═════ Input ═════

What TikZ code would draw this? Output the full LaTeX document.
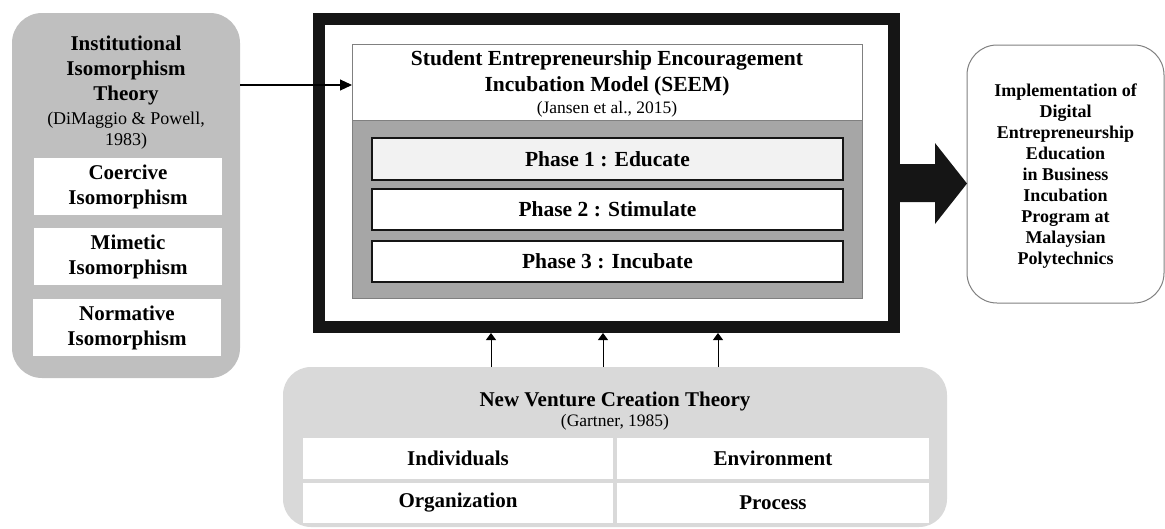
\documentclass[tikz,border=0pt]{standalone}
\usepackage{fontspec}
\setmainfont{Liberation Serif}
\usetikzlibrary{arrows.meta}
\definecolor{framec}{HTML}{151515}
\definecolor{leftgray}{HTML}{BFBFBF}
\definecolor{botgray}{HTML}{D9D9D9}
\definecolor{seemgray}{HTML}{A6A6A6}
\definecolor{phaseone}{HTML}{F2F2F2}
\definecolor{edgegray}{HTML}{808080}
\begin{document}
\begin{tikzpicture}[x=1pt,y=-1pt,
  sz/.style 2 args={minimum width=#1pt, minimum height=#2pt, inner sep=0pt, outer sep=0pt},
  btxt/.style={font=\fontsize{21}{25}\selectfont\bfseries, align=center, inner sep=0pt},
  rtxt/.style={font=\fontsize{17.5}{21}\selectfont, align=center, inner sep=0pt},
  wbox/.style={fill=white, btxt},
  phasebox/.style={draw=framec, line width=1.5pt, btxt},
  thin/.style={line width=1.1pt, draw=black},
  leftarr/.style={thin, -{Triangle[length=12pt,width=11pt]}},
  uparr/.style={line width=0.9pt, draw=black, -{Triangle[length=7pt,width=10pt]}}
]
\useasboundingbox (0,0) rectangle (1165,528);

% ---------- left box ----------
\node[sz={228}{365}, fill=leftgray, rounded corners=30pt] (lbox) at (126,195.5) {};
\node[btxt] (ltitle) at (126,70) {Institutional\\Isomorphism\\Theory};
\node[rtxt, font=\fontsize{18}{21}\selectfont] (lcite) at (126,130.5) {(DiMaggio \& Powell,\\1983)};
\node[wbox, sz={188}{57}] (coer) at (128,186.5) {Coercive\\Isomorphism};
\node[wbox, sz={188}{57}] (mime) at (128,256.5) {Mimetic\\Isomorphism};
\node[wbox, sz={188}{57}] (norm) at (127,327.5) {Normative\\Isomorphism};

% ---------- central frame ----------
\node[sz={575}{308}, draw=framec, line width=12pt] (frame) at (606.5,173) {};
\node[sz={510}{76}, fill=white, draw=edgegray, line width=0.8pt] (seemhead) at (607,82) {};
\node[sz={510}{178}, fill=seemgray, draw=edgegray, line width=0.8pt] (seembody) at (607,209) {};
\node[btxt, font=\fontsize{21.5}{26}\selectfont\bfseries] (seemtitle) at (607,73) {Student Entrepreneurship Encouragement\\Incubation Model (SEEM)};
\node[rtxt] (seemcite) at (607,109) {(Jansen et al., 2015)};
\node[phasebox, sz={471}{42}, fill=phaseone, font=\fontsize{21.5}{25}\selectfont\bfseries] (ph1) at (607.5,159) {Phase 1 : Educate};
\node[phasebox, sz={471}{41}, fill=white, font=\fontsize{21.5}{25}\selectfont\bfseries] (ph2) at (607.5,209.5) {Phase 2 : Stimulate};
\node[phasebox, sz={471}{41}, fill=white, font=\fontsize{21.5}{25}\selectfont\bfseries] (ph3) at (607.5,261.5) {Phase 3 : Incubate};

% arrow from left box into SEEM
\coordinate (ay) at (0,85);
\draw[leftarr] (lbox.east |- ay) -- (seemhead.west |- ay);

% ---------- right box ----------
\node[sz={197}{258}, fill=white, draw=edgegray, line width=1pt, rounded corners=30pt] (rbox) at (1065.5,174) {};
\node[btxt, font=\fontsize{18}{21.1}\selectfont\bfseries] (rtext) at (1065.5,176) {Implementation of\\Digital\\Entrepreneurship\\Education\\in Business\\Incubation\\Program at\\Malaysian\\Polytechnics};

% big arrow from frame to right box
\coordinate (fr) at (900,183.5);
\fill[framec] (fr |- 0,164) -- (935,164) -- (935,143) -- (rbox.west |- fr) -- (935,224) -- (935,202) -- (fr |- 0,202) -- cycle;

% ---------- bottom box ----------
\node[sz={664}{160}, fill=botgray, rounded corners=28pt] (nvc) at (615,447) {};
\node[btxt] (nvctitle) at (615,401) {New Venture Creation Theory};
\node[rtxt] (nvccite) at (615,422) {(Gartner, 1985)};
\node[wbox, sz={310}{41}] (indiv) at (458,458.5) {Individuals};
\node[wbox, sz={312}{41}] (envir) at (773,458.5) {Environment};
\node[wbox, sz={310}{40}] (organ) at (458,503) {Organization};
\node[wbox, sz={312}{40}] (proc) at (773,503) {Process};

% upward arrows
\coordinate (a1) at (491,333);
\coordinate (a2) at (603,333);
\coordinate (a3) at (718,333);
\draw[uparr] (nvc.north -| a1) -- (a1);
\draw[uparr] (nvc.north -| a2) -- (a2);
\draw[uparr] (nvc.north -| a3) -- (a3);
\end{tikzpicture}
\end{document}
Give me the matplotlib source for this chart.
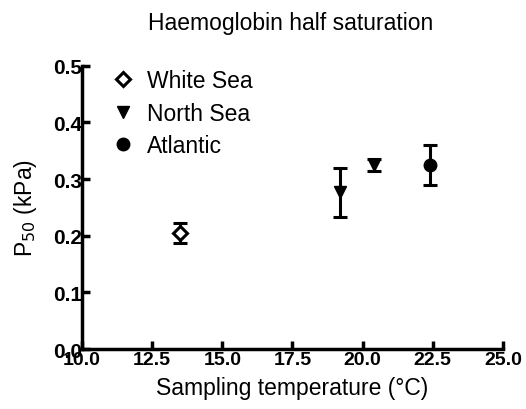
import matplotlib
matplotlib.use("Agg")
import matplotlib.pyplot as plt

plt.rcParams['font.family'] = ['Liberation Sans', 'DejaVu Sans']

# sampling temperature (deg C), P50 (kPa) and error
white_t = [13.5]
white_p = [0.205]
white_e = [0.017]

north_t = [19.2, 20.4]
north_p = [0.277, 0.325]
north_e = [0.043, 0.011]

atl_t = [22.4]
atl_p = [0.325]
atl_e = [0.036]

xticks = [10.0, 12.5, 15.0, 17.5, 20.0, 22.5, 25.0]
yticks = [0.0, 0.1, 0.2, 0.3, 0.4, 0.5]

fig = plt.figure(figsize=(5.26, 4.10), dpi=100)
ax = fig.add_axes([0.156, 0.146, 0.800, 0.691])

common = dict(color='black', ecolor='black', elinewidth=2.2, capsize=5,
              capthick=2.2, linestyle='none')
ax.errorbar(white_t, white_p, yerr=white_e, marker='D', markersize=7,
            markerfacecolor='white', markeredgewidth=2.2, label='White Sea', **common)
ax.errorbar(north_t, north_p, yerr=north_e, marker='v', markersize=9,
            label='North Sea', **common)
ax.errorbar(atl_t, atl_p, yerr=atl_e, marker='o', markersize=9,
            label='Atlantic', **common)

ax.set_xlim(10, 25)
ax.set_ylim(0, 0.5)
ax.set_xticks(xticks)
ax.set_yticks(yticks)
ax.set_xticklabels([f'{v:.1f}' for v in xticks], fontweight='bold', fontsize=14)
ax.set_yticklabels([f'{v:.1f}' for v in yticks], fontweight='bold', fontsize=15)
ax.tick_params(direction='in', width=2.5, length=6, pad=1)
ax.tick_params(axis='y', pad=0)

for s in ['top', 'right']:
    ax.spines[s].set_visible(False)
for s in ['left', 'bottom']:
    ax.spines[s].set_linewidth(2.5)

ax.set_xlabel('Sampling temperature (°C)', fontsize=16.5, labelpad=6)
ax.set_ylabel('P$_{50}$ (kPa)', fontsize=16.5, labelpad=10)
fig.suptitle('Haemoglobin half saturation', fontsize=16.5, x=0.552, y=0.97)

handles, labels = ax.get_legend_handles_labels()
handles = [h[0] for h in handles]
ax.legend(handles, labels, loc='upper left', frameon=False, fontsize=16.5,
          bbox_to_anchor=(0.02, 1.06), handletextpad=0.55, labelspacing=0.4,
          handlelength=1.0)

fig.savefig('out.png', dpi=100)
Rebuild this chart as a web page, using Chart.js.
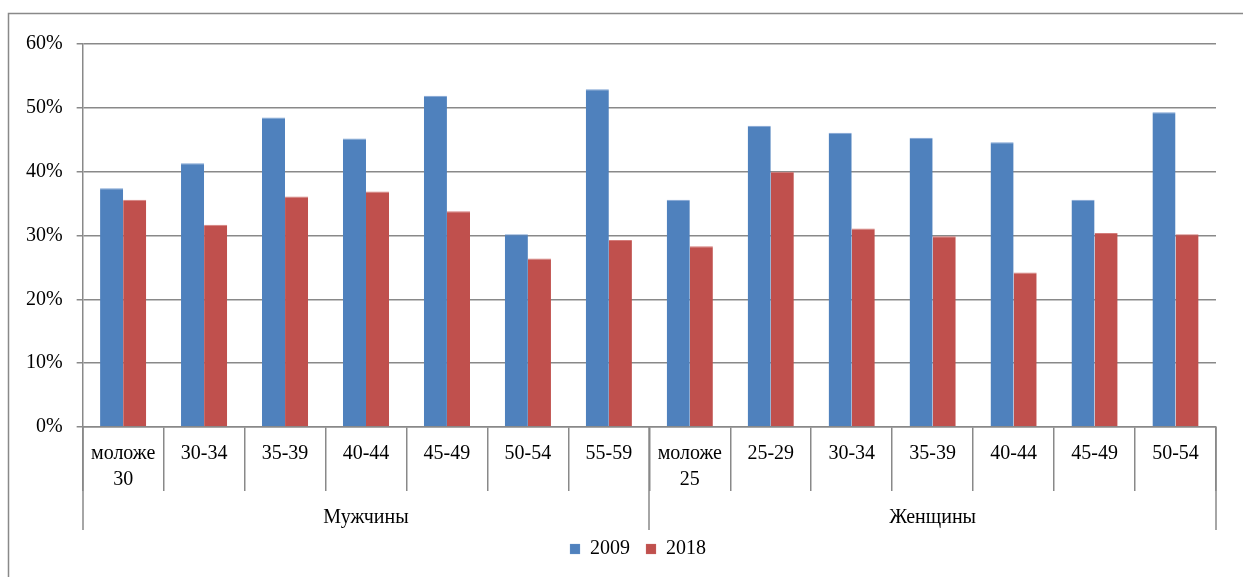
<!DOCTYPE html>
<html>
<head>
<meta charset="utf-8">
<script src="https://cdn.jsdelivr.net/npm/chart.js@4"></script>
<style>
  html, body { margin: 0; padding: 0; background: #fff; }
  #wrap { width: 1243px; height: 577px; }
</style>
</head>
<body>
<div id="wrap"><canvas id="grafico"></canvas></div>
<script>
// подписи категорий (две строки для "моложе ...")
const categorias = [
  ['моложе', '30'], '30-34', '35-39', '40-44', '45-49', '50-54', '55-59',
  ['моложе', '25'], '25-29', '30-34', '35-39', '40-44', '45-49', '50-54'
];
const grupos = ['Мужчины', 'Женщины'];
const tamanoGrupos = [7, 7];

const serie2009 = [37.4, 41.3, 48.5, 45.2, 51.9, 30.2, 52.9, 35.6, 47.2, 46.1, 45.3, 44.6, 35.6, 49.3];
const serie2018 = [35.6, 31.7, 36.1, 36.9, 33.8, 26.4, 29.3, 28.3, 40.0, 31.1, 29.9, 24.2, 30.4, 30.2];

const yTicks = [0, 10, 20, 30, 40, 50, 60];

const fuente = 'Liberation Serif';
const gris = '#898989';

// marco, separadores de grupos y nombres de grupos
const ejeGrupos = {
  id: 'ejeGrupos',
  afterLayout(chart) {
    // la leyenda centrada como en el original (algo a la derecha)
    chart.legend.left = 60;
  },
  afterDraw(chart) {
    const ctx = chart.ctx;
    const x = chart.scales.x;
    const y0 = chart.chartArea.bottom;

    ctx.save();
    ctx.strokeStyle = gris;
    ctx.lineWidth = 1.5;
    // marco del gráfico
    ctx.beginPath();
    ctx.moveTo(8.5, 577);
    ctx.lineTo(8.5, 13.5);
    ctx.lineTo(1243, 13.5);
    ctx.stroke();

    const borde = (i) => {
      if (i <= 0) return x.left;
      if (i >= categorias.length) return x.right;
      return (x.getPixelForValue(i - 1) + x.getPixelForValue(i)) / 2;
    };

    let inicio = 0;
    ctx.font = '20px "' + fuente + '"';
    ctx.fillStyle = '#000';
    ctx.textAlign = 'center';
    ctx.textBaseline = 'middle';
    const limites = [0];
    tamanoGrupos.forEach((n, g) => {
      const a = borde(inicio), b = borde(inicio + n);
      ctx.fillText(grupos[g], (a + b) / 2, y0 + 91);
      inicio += n;
      limites.push(inicio);
    });
    limites.forEach(i => {
      const px = Math.round(borde(i));
      ctx.beginPath();
      ctx.moveTo(px, y0);
      ctx.lineTo(px, y0 + 103);
      ctx.stroke();
    });
    ctx.restore();
  }
};

const canvas = document.querySelector('#grafico');

const config = {
  type: 'bar',
  data: {
    labels: categorias,
    datasets: [
      {
        label: '2009',
        data: serie2009,
        backgroundColor: '#4F81BD',
        borderColor: '#7FA3D3',
        borderWidth: { left: 0, right: 0, top: 1, bottom: 0 }
      },
      {
        label: '2018',
        data: serie2018,
        backgroundColor: '#C0504D',
        borderColor: '#D47C7A',
        borderWidth: { left: 0, right: 0, top: 1, bottom: 0 }
      }
    ]
  },
  options: {
    responsive: true,
    maintainAspectRatio: false,
    animation: false,
    devicePixelRatio: 1,
    barPercentage: 1,
    categoryPercentage: 0.57,
    layout: { padding: { left: 12, right: 27, top: 44, bottom: 8 } },
    plugins: {
      tooltip: { enabled: false },
      legend: {
        position: 'bottom',
        labels: {
          boxWidth: 10,
          boxHeight: 10,
          padding: 16,
          color: '#000',
          font: { family: fuente, size: 20 }
        }
      }
    },
    scales: {
      x: {
        offset: true,
        grid: {
          offset: true,
          drawOnChartArea: false,
          drawTicks: true,
          tickLength: 64,
          color: gris,
          lineWidth: 1.5
        },
        border: { color: gris, width: 1.5 },
        ticks: {
          autoSkip: false,
          maxRotation: 0,
          padding: -50,
          color: '#000',
          font: { family: fuente, size: 20, lineHeight: 1.3 }
        },
        afterFit(scale) { scale.height = 96; }
      },
      y: {
        min: 0,
        max: 60,
        afterBuildTicks(scale) { scale.ticks = yTicks.map(v => ({ value: v })); },
        grid: { color: gris, lineWidth: 1.5, tickLength: 6 },
        border: { color: gris, width: 1.5 },
        ticks: {
          padding: 14,
          color: '#000',
          font: { family: fuente, size: 20 },
          callback: (v) => v + '%'
        }
      }
    }
  },
  plugins: [ejeGrupos]
};

new Chart(canvas, config);
</script>
</body>
</html>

═════

• _Given request_: Leave out the pictures and restate, word for word, the lines from the top of the data through the line containing "(0,0) rectangle (1165,528);", both included.

• _Reply to the exercise_:
What TikZ code would draw this? Output the full LaTeX document.
\documentclass[tikz,border=0pt]{standalone}
\usepackage{fontspec}
\setmainfont{Liberation Serif}
\usetikzlibrary{arrows.meta}
\definecolor{framec}{HTML}{151515}
\definecolor{leftgray}{HTML}{BFBFBF}
\definecolor{botgray}{HTML}{D9D9D9}
\definecolor{seemgray}{HTML}{A6A6A6}
\definecolor{phaseone}{HTML}{F2F2F2}
\definecolor{edgegray}{HTML}{808080}
\begin{document}
\begin{tikzpicture}[x=1pt,y=-1pt,
  sz/.style 2 args={minimum width=#1pt, minimum height=#2pt, inner sep=0pt, outer sep=0pt},
  btxt/.style={font=\fontsize{21}{25}\selectfont\bfseries, align=center, inner sep=0pt},
  rtxt/.style={font=\fontsize{17.5}{21}\selectfont, align=center, inner sep=0pt},
  wbox/.style={fill=white, btxt},
  phasebox/.style={draw=framec, line width=1.5pt, btxt},
  thin/.style={line width=1.1pt, draw=black},
  leftarr/.style={thin, -{Triangle[length=12pt,width=11pt]}},
  uparr/.style={line width=0.9pt, draw=black, -{Triangle[length=7pt,width=10pt]}}
]
\useasboundingbox (0,0) rectangle (1165,528);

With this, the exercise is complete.